Currently, the maximum permissible TER is 2.5 per cent on equity products and 2.25 per cent on debt funds. The industry’s average TER across the board stands at about 1.95 per cent.
The service tax (11.36 per cent) on the expense ratio would now have to be borne by investors, not fund houses. According to Sebi Chairman U K Sinha, this would lead to an additional three-bp cost for customers.
To encourage long-term holding and reduce churn, Sebi said entire exit loads would be credited to the scheme, while AMCs would be able to charge an additional TER of up to 20 bps. “This will not result in any additional cost to investors," the statement added. “Currently, 20 per cent of the assets is redeemed in less than a year," said Sinha.
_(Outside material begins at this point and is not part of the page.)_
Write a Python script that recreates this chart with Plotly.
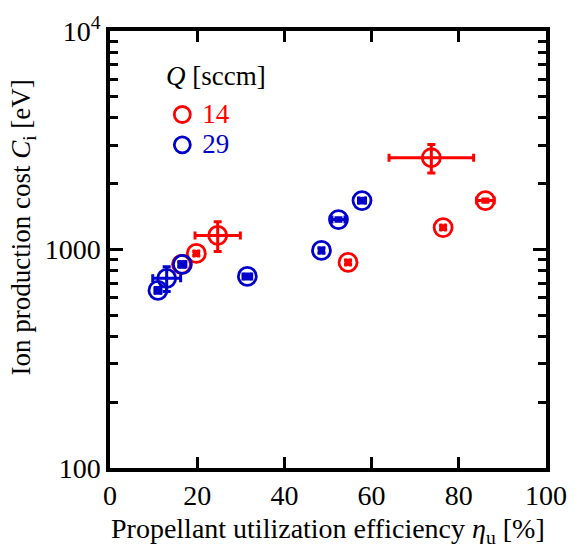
import plotly.graph_objects as go

# Series Q = 14 sccm (red)
eta_14 = [16.4, 19.8, 24.7, 54.6, 73.7, 76.4, 86.1]
ci_14 = [855, 959, 1160, 873, 2630, 1260, 1674]
eta_err_14 = [0.5, 0.5, 5.2, 0.5, 9.7, 0.5, 2.0]
ci_err_14 = [20, 20, 180, 20, 390, 25, 30]

# Series Q = 29 sccm (blue)
eta_29 = [11.0, 13.0, 16.6, 31.5, 48.5, 52.4, 57.8]
ci_29 = [650, 738, 855, 753, 990, 1371, 1674]
eta_err_29 = [0.7, 3.2, 0.8, 1.0, 0.5, 1.5, 0.8]
ci_err_29 = [20, 95, 25, 20, 25, 25, 40]

RED = "#ff0000"
BLUE = "#0000cc"
FONT = "Liberation Serif"
FS = 28

fig = go.Figure()
for x, y, ex, ey, col, name in [
    (eta_14, ci_14, eta_err_14, ci_err_14, RED, "14"),
    (eta_29, ci_29, eta_err_29, ci_err_29, BLUE, "29"),
]:
    fig.add_trace(go.Scatter(
        x=x, y=y, mode="markers",
        name=f"<span style='color:{col};font-size:27px'>{name}</span>",
        marker=dict(symbol="circle-open", size=18, color=col, line=dict(width=2.8, color=col)),
        error_x=dict(type="data", array=ex, color=col, thickness=3, width=4),
        error_y=dict(type="data", array=ey, color=col, thickness=3, width=4),
    ))

axis_common = dict(
    showline=True, linecolor="black", linewidth=3.5, mirror="ticks",
    ticks="inside", tickcolor="black", tickwidth=3, showgrid=False, zeroline=False,
    tickfont=dict(family=FONT, size=FS, color="black"),
)

fig.update_xaxes(range=[0, 100], tickvals=[0, 20, 40, 60, 80, 100], ticklen=11, **axis_common)
fig.update_yaxes(
    type="log", range=[2, 4],
    tickvals=[100, 1000, 10000], ticktext=["100", "1000", "10<sup>4</sup>"], ticklen=13,
    minor=dict(ticks="inside", ticklen=8, tickwidth=3, tickcolor="black",
               tickvals=[200, 300, 400, 500, 600, 700, 800, 900,
                         2000, 3000, 4000, 5000, 6000, 7000, 8000, 9000]),
    **axis_common,
)

fig.update_layout(
    width=579, height=556,
    margin=dict(l=110, r=24, t=30, b=88),
    paper_bgcolor="white", plot_bgcolor="white",
    font=dict(family=FONT, size=FS, color="black"),
    showlegend=True,
    legend=dict(
        x=0.12, y=0.855, xanchor="left", yanchor="top",
        bgcolor="rgba(0,0,0,0)", borderwidth=0,
        font=dict(family=FONT, size=21), itemwidth=30, tracegroupgap=0,
    ),
    annotations=[
        dict(text="<i>Q</i> [sccm]", xref="paper", yref="paper", x=0.124, y=0.897,
             xanchor="left", yanchor="middle", showarrow=False,
             font=dict(family=FONT, size=27)),
        dict(text="Propellant utilization efficiency <i>η</i><sub>u</sub> [%]",
             xref="paper", yref="paper", x=0.5, y=-0.142, xanchor="center", yanchor="middle",
             showarrow=False, font=dict(family=FONT, size=FS)),
        dict(text="Ion production cost <i>C</i><sub>i</sub> [eV]",
             xref="paper", yref="paper", x=-0.2, y=0.55, xanchor="center", yanchor="middle",
             textangle=-90, showarrow=False, font=dict(family=FONT, size=27)),
    ],
)

fig.write_html("out.html")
Chief executives across the industry said Thursday’s announcements were game-changing, but added it would take time for the changes to sink in. Jaideep Bhattacharya, managing director of Baroda Pioneer MF, said, “AMCs did not think it necessary to set up operations beyond 15 cities, as it was not economical. But money flowing from cities other than these is stickier in nature. Mutual fund is a push-product, and unless distributors are motivated, penetration would remain low."
Other executives agree. They say such fungibility of TER would encourage AMCs to look beyond top cities. Puneet Chaddha, chief executive of HSBC MF, said, “These are structural changes for the industry for long-term growth. Distributors’ payouts are now linked to the persistency of assets."
Fungibility of TER, along with shifting the service tax burden to investors, would be beneficial for AMCs. “After allowing us to have flexibility on TER, it is up to AMCs to manage our costs. It will help us in adding to our revenue," said another chief executive.
Sinha said for the long term, Sebi had constituted a committee, and this would give its recommendations in six months.